In 840, a civil war had broken out in the Carolingian Empire between the heirs of emperor Louis the Pious. One of the contestants, Lothair I, promised the Saxon lower classes of the Stellinga s a restoration of the rights they had enjoyed in the days of paganism in exchange for their support to put him on the throne of East Francia – the future Kingdom of Germany.

In 841, as described by contemporaries: “throughout all of Saxony the power of the slaves rose up violently against their lords. They usurped for themselves the word Stellinga, and they perpetrated much madness. And the nobles of that land were violently persecuted and humiliated by the slaves“. While the writer, a royal chaplain, was biased against the rebels, the rebels apparently turned on the oppressive aristocracy, which turning of the worm was seen as an alarming inversion of the natural order.

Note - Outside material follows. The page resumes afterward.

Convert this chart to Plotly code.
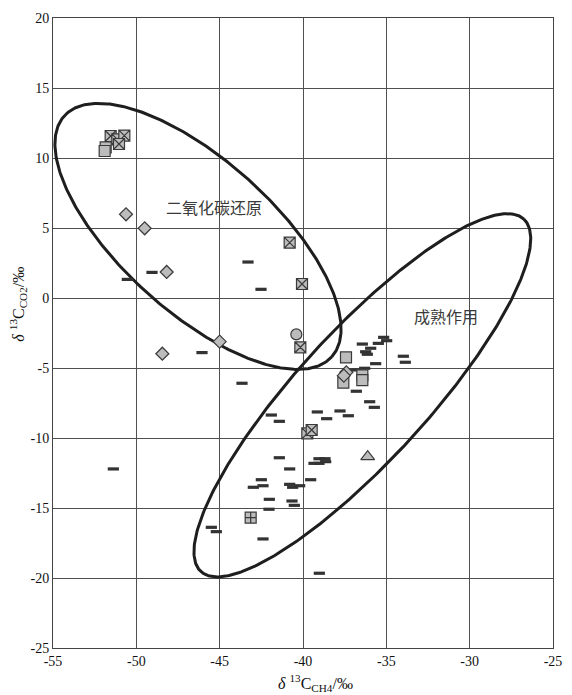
import numpy as np
import plotly.graph_objects as go

# ---- data ----
dash_x = [-49.06, -50.54, -43.3, -42.52, -46.06, -51.38,
          -43.66, -41.9, -41.42, -41.42, -40.8, -42.5, -42.98, -42.4, -40.8, -40.62, -40.2, -39.54,
          -39.04, -38.68, -38.64, -39.04, -39.34, -42.02, -42.04, -40.66, -40.52, -45.5, -45.2, -42.4, -39.02,
          -36.44, -35.48, -35.16, -34.98, -35.94, -36.24, -36.14, -35.64, -36.3, -36.9, -33.98, -33.86,
          -36.8, -36.0, -35.72, -39.14, -37.78, -38.58, -37.28]
dash_y = [1.83, 1.33, 2.57, 0.62, -3.9, -12.21,
          -6.09, -8.36, -8.81, -11.41, -12.21, -12.98, -13.52, -13.41, -13.31, -13.52, -13.41, -12.98,
          -11.48, -11.48, -11.69, -11.81, -11.81, -14.38, -15.09, -14.5, -14.81, -16.38, -16.69, -17.21, -19.66,
          -3.29, -3.24, -2.81, -3.05, -3.59, -3.84, -4.02, -4.69, -5.02, -5.14, -4.16, -4.59,
          -6.66, -7.41, -7.81, -8.14, -8.07, -8.62, -8.41]

xsq_x = [-51.54, -51.14, -50.72, -51.04, -40.8, -40.06, -40.16, -39.74, -39.48]
xsq_y = [11.57, 11.33, 11.6, 11.0, 3.95, 1.0, -3.52, -9.67, -9.43]

sq_x = [-51.84, -51.9, -37.42, -37.58, -36.44, -36.44]
sq_y = [10.76, 10.5, -4.24, -6.05, -5.52, -5.86]

dia_x = [-50.62, -49.5, -48.18, -48.44, -45.0, -37.4, -37.55]
dia_y = [5.98, 4.98, 1.86, -3.98, -3.12, -5.31, -5.55]

circ_x = [-40.4]
circ_y = [-2.6]

tri_x = [-36.12]
tri_y = [-11.33]

plus_x = [-43.14]
plus_y = [-15.69]

x_ticks = [-55, -50, -45, -40, -35, -30, -25]
y_ticks = [20, 15, 10, 5, 0, -5, -10, -15, -20, -25]

# ellipses: centre (data), semi-axes (screen px), rotation (deg)
ellipses = [(-46.3, 4.4, 180, 76, -42), (-36.44, -6.95, 239, 65, 47.5)]
KX, KY = 16.67, 14.0  # px per data unit

GRAY = "#bcbcbc"
EDGE = "#3a3a3a"

fig = go.Figure()
t = np.linspace(0, 2 * np.pi, 400)
for cx, cy, a, b, ang in ellipses:
    th = np.radians(ang)
    ex = cx + (a * np.cos(t) * np.cos(th) - b * np.sin(t) * np.sin(th)) / KX
    ey = cy + (a * np.cos(t) * np.sin(th) + b * np.sin(t) * np.cos(th)) / KY
    fig.add_trace(go.Scatter(x=ex, y=ey, mode="lines", line=dict(color="#1e1e1e", width=3),
                             hoverinfo="skip", showlegend=False))

fig.add_trace(go.Scatter(x=dash_x, y=dash_y, mode="markers", showlegend=False,
                         marker=dict(symbol="line-ew", size=8, line=dict(color="#333333", width=3.2))))
fig.add_trace(go.Scatter(x=sq_x, y=sq_y, mode="markers", showlegend=False,
                         marker=dict(symbol="square", size=11, color=GRAY, line=dict(color=EDGE, width=1.2))))
fig.add_trace(go.Scatter(x=xsq_x, y=xsq_y, mode="markers", showlegend=False,
                         marker=dict(symbol="square-x", size=11, color=GRAY, line=dict(color=EDGE, width=1.2))))
fig.add_trace(go.Scatter(x=dia_x, y=dia_y, mode="markers", showlegend=False,
                         marker=dict(symbol="diamond", size=10, color=GRAY, line=dict(color=EDGE, width=1.2))))
fig.add_trace(go.Scatter(x=circ_x, y=circ_y, mode="markers", showlegend=False,
                         marker=dict(symbol="circle", size=11, color=GRAY, line=dict(color=EDGE, width=1.2))))
fig.add_trace(go.Scatter(x=tri_x, y=tri_y, mode="markers", showlegend=False,
                         marker=dict(symbol="triangle-up", size=12, color=GRAY, line=dict(color=EDGE, width=1.2))))
fig.add_trace(go.Scatter(x=plus_x, y=plus_y, mode="markers", showlegend=False,
                         marker=dict(symbol="square-cross", size=11, color=GRAY, line=dict(color=EDGE, width=1.2))))

fig.add_annotation(x=-45.34, y=6.5, text="二氧化碳还原", showarrow=False,
                   font=dict(family="Noto Sans CJK SC", size=16, color="#3a3a3a"))
fig.add_annotation(x=-31.42, y=-1.29, text="成熟作用", showarrow=False,
                   font=dict(family="Noto Sans CJK SC", size=16, color="#3a3a3a"))

# axis titles
fig.add_annotation(xref="paper", yref="paper", x=0.524, y=-0.056, yanchor="middle",
                   text="<i>δ</i> <sup>13</sup>C<sub>CH4</sub>/‰", showarrow=False,
                   font=dict(family="Liberation Serif", size=16, color="#111"))
fig.add_annotation(xref="paper", yref="paper", x=-0.07, y=0.545, xanchor="center",
                   text="<i>δ</i> <sup>13</sup>C<sub>CO2</sub>/‰", showarrow=False, textangle=-90,
                   font=dict(family="Liberation Serif", size=16, color="#111"))

axis_common = dict(showgrid=True, gridcolor="#505050", gridwidth=1, zeroline=False,
                   showline=True, linecolor="#444", linewidth=1, mirror=True, automargin=False,
                   ticks="", tickfont=dict(family="Liberation Serif", size=14, color="#111"))
fig.update_xaxes(range=[-55, -25], tickvals=x_ticks, ticktext=[str(v) for v in x_ticks], **axis_common)
fig.update_yaxes(range=[-25, 20], tickvals=y_ticks, ticktext=[str(v) for v in y_ticks], **axis_common)
# the page body adds an 8px offset, so the figure is drawn 8px smaller
fig.update_layout(width=564, height=687, margin=dict(l=45, r=19, t=10, b=47, autoexpand=False),
                  plot_bgcolor="white", paper_bgcolor="white", showlegend=False)
fig.write_html("out.html")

Lothair was defeated in 841, and eventually signed a truce with his brothers. The victor, Louis the German marched against the insurrectionists, defeated them militarily, and had the captured Stellinga leaders executed. The Saxon nobility then returned to their land under the protection of Louis the German’s armies, and subjected their peasantry to a reign of terror and retaliatory vengeance that stamped out the insurrection by 843.